--- START Stored rows ---

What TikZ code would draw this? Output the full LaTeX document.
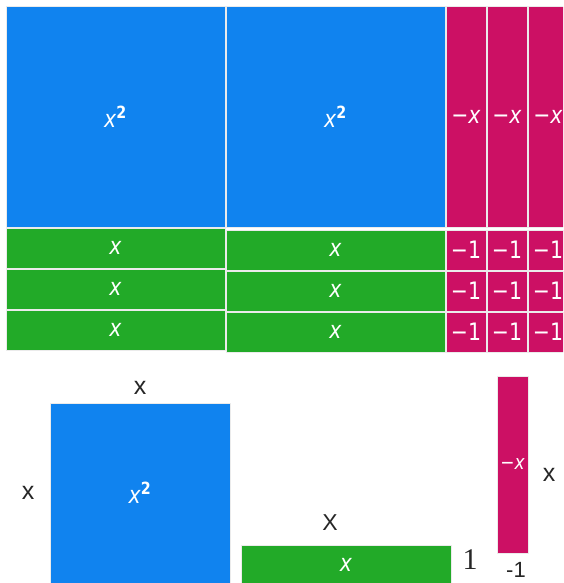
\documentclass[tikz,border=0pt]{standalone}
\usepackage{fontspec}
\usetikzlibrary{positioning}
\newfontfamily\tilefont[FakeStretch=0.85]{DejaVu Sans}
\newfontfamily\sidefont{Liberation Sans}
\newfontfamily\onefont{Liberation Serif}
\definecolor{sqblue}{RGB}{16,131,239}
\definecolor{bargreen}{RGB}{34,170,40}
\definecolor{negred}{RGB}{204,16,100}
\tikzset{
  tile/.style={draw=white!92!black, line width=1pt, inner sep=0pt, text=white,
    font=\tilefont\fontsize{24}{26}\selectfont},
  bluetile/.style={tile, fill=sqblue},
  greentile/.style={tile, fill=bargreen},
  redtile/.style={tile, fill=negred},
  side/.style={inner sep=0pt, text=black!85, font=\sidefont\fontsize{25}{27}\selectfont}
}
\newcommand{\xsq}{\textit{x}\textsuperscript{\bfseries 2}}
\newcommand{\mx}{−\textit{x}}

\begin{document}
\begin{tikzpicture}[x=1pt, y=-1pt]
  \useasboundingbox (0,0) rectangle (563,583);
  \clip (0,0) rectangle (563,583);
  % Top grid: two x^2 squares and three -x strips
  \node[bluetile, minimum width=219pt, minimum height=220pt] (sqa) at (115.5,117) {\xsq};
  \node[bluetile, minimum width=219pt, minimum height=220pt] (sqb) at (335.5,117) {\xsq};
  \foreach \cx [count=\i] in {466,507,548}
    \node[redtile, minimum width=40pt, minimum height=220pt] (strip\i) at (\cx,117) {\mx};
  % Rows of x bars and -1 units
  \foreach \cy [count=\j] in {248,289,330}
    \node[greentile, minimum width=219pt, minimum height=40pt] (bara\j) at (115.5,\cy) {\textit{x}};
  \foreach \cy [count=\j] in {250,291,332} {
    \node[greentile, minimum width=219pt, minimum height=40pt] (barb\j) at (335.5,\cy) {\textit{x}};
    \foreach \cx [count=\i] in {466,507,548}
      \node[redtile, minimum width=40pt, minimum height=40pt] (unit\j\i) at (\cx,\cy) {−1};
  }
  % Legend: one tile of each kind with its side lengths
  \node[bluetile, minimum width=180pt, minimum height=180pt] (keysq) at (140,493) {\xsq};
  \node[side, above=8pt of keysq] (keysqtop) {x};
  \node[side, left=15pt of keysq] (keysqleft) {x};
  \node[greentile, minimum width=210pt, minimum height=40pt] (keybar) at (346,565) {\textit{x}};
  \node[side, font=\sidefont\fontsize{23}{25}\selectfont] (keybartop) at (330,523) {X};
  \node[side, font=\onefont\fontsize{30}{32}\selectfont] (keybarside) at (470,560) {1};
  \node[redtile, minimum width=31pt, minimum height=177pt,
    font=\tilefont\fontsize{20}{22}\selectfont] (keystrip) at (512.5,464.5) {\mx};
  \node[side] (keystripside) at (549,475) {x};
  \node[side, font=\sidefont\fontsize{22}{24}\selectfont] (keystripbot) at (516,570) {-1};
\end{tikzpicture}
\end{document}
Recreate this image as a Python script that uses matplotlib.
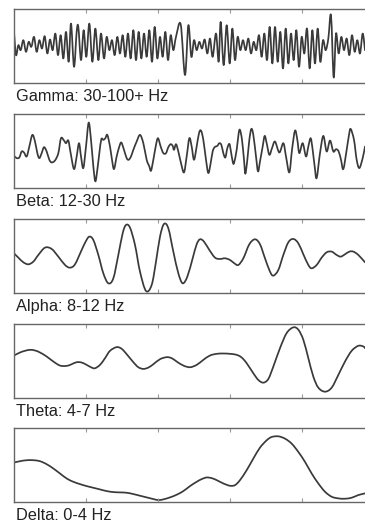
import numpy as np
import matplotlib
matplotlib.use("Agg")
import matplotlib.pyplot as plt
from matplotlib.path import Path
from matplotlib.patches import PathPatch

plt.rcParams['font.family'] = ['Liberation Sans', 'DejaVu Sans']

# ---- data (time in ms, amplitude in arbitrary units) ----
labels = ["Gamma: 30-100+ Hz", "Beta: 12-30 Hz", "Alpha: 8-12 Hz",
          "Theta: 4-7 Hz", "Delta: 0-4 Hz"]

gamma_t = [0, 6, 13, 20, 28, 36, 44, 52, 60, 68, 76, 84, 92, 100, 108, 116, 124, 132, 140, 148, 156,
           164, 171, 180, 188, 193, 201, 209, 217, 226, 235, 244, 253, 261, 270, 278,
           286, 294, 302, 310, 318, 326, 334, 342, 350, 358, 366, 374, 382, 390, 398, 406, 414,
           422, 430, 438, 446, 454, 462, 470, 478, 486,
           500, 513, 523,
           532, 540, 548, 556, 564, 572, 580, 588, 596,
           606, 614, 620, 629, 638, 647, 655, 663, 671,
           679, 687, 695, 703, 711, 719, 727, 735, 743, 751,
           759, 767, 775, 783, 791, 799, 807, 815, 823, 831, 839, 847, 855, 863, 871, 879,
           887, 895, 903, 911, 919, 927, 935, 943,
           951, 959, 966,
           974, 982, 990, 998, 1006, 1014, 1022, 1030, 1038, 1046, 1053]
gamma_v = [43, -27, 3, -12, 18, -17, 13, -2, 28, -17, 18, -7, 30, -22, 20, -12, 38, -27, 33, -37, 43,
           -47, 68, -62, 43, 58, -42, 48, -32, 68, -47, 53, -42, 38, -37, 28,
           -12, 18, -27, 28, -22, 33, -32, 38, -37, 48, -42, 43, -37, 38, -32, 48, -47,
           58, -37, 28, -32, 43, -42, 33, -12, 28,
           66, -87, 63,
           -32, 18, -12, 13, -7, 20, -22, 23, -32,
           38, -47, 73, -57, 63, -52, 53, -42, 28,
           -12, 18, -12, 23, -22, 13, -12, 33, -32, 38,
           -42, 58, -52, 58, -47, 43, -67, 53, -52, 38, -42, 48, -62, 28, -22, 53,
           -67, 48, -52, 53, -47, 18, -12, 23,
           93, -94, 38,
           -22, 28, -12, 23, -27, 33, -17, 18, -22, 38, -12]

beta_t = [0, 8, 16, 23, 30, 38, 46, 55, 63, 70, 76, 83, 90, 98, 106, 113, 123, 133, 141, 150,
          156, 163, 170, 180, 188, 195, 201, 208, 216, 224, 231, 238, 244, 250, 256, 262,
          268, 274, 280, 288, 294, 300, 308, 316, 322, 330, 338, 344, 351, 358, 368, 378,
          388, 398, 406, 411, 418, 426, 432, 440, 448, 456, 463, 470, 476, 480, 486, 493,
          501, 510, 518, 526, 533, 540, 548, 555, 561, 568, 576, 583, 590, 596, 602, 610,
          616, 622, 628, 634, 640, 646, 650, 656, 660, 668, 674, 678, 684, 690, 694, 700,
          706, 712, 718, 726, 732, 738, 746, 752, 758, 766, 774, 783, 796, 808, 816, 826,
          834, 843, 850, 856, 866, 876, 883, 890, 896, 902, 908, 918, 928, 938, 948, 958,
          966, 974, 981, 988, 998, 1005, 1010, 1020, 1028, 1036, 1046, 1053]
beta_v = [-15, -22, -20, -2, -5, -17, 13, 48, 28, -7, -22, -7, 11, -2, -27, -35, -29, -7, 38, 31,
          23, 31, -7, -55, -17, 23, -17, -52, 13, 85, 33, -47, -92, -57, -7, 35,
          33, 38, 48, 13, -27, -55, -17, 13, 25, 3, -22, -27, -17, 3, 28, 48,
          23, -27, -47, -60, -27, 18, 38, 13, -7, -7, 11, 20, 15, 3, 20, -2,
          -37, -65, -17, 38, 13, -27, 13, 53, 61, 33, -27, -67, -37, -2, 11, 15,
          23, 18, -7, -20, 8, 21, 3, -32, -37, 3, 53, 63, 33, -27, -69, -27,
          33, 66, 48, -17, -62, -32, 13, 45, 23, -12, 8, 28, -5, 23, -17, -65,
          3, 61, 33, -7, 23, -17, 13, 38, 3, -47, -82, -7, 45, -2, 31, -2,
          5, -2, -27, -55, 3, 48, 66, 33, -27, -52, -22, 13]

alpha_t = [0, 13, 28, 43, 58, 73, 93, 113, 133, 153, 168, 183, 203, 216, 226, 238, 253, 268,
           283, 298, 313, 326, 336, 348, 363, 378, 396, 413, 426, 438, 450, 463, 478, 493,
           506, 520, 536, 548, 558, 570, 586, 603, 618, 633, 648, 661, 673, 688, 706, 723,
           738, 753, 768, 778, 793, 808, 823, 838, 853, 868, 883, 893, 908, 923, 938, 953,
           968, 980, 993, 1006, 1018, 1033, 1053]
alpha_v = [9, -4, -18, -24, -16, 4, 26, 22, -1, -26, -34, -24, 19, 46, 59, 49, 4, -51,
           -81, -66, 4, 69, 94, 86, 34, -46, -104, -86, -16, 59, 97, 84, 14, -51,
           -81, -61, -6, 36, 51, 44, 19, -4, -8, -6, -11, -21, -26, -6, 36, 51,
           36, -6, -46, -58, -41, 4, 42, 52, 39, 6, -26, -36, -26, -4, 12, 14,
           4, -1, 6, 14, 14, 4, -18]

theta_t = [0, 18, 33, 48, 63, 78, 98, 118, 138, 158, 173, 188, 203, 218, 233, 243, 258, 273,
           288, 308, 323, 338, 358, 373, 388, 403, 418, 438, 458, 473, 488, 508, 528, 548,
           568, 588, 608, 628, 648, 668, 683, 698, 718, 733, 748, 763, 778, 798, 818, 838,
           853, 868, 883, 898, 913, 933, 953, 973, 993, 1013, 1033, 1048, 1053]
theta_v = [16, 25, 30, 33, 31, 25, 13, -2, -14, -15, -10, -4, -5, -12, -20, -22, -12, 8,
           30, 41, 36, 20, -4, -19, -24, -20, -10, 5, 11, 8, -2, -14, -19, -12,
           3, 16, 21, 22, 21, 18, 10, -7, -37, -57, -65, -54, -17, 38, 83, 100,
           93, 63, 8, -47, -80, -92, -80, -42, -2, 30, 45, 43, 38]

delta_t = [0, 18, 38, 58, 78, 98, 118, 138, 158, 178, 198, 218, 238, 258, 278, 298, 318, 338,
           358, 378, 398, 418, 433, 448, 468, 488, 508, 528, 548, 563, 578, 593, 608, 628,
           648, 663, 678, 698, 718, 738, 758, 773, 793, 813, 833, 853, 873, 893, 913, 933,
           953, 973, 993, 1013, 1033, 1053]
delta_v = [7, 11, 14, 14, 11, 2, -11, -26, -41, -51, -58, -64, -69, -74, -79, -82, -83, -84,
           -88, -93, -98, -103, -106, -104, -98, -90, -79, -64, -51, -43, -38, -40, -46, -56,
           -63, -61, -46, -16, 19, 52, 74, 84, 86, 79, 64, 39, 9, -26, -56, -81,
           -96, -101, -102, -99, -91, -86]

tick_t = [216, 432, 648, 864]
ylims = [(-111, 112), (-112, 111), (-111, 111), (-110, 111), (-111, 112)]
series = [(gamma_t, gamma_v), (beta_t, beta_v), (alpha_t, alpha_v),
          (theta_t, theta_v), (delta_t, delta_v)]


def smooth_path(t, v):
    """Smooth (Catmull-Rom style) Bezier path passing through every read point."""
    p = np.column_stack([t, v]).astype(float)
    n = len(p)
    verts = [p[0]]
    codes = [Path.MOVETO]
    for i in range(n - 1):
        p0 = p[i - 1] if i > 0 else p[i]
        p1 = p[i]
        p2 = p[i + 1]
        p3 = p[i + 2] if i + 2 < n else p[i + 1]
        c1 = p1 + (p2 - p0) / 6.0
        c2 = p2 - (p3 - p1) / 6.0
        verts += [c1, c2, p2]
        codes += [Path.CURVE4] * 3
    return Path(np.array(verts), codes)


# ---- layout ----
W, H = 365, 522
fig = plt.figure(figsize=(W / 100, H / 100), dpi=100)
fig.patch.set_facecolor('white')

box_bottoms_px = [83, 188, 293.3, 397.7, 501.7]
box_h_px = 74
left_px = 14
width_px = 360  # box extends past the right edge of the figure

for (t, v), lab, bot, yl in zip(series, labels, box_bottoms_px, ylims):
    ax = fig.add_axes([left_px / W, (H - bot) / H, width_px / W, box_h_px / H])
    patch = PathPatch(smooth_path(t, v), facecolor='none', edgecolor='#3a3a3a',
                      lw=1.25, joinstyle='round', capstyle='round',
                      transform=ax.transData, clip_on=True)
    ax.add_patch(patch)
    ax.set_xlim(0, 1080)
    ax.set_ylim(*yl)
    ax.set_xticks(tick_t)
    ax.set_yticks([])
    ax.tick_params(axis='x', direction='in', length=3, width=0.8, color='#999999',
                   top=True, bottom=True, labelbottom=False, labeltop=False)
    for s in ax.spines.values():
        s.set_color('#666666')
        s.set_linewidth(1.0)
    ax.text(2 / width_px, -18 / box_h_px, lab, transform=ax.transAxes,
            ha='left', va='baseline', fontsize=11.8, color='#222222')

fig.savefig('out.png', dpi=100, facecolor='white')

--- END Stored rows ---

Give again, word for word, the part that opens with the line containing "Recreate this image" and closes with the one containing "plt.rcParams['font.family'] = ['Liberation". Include both of those lines and skip all pictures.

[Output below]
Recreate this image as a Python script that uses matplotlib.
import numpy as np
import matplotlib
matplotlib.use("Agg")
import matplotlib.pyplot as plt
from matplotlib.path import Path
from matplotlib.patches import PathPatch

plt.rcParams['font.family'] = ['Liberation Sans', 'DejaVu Sans']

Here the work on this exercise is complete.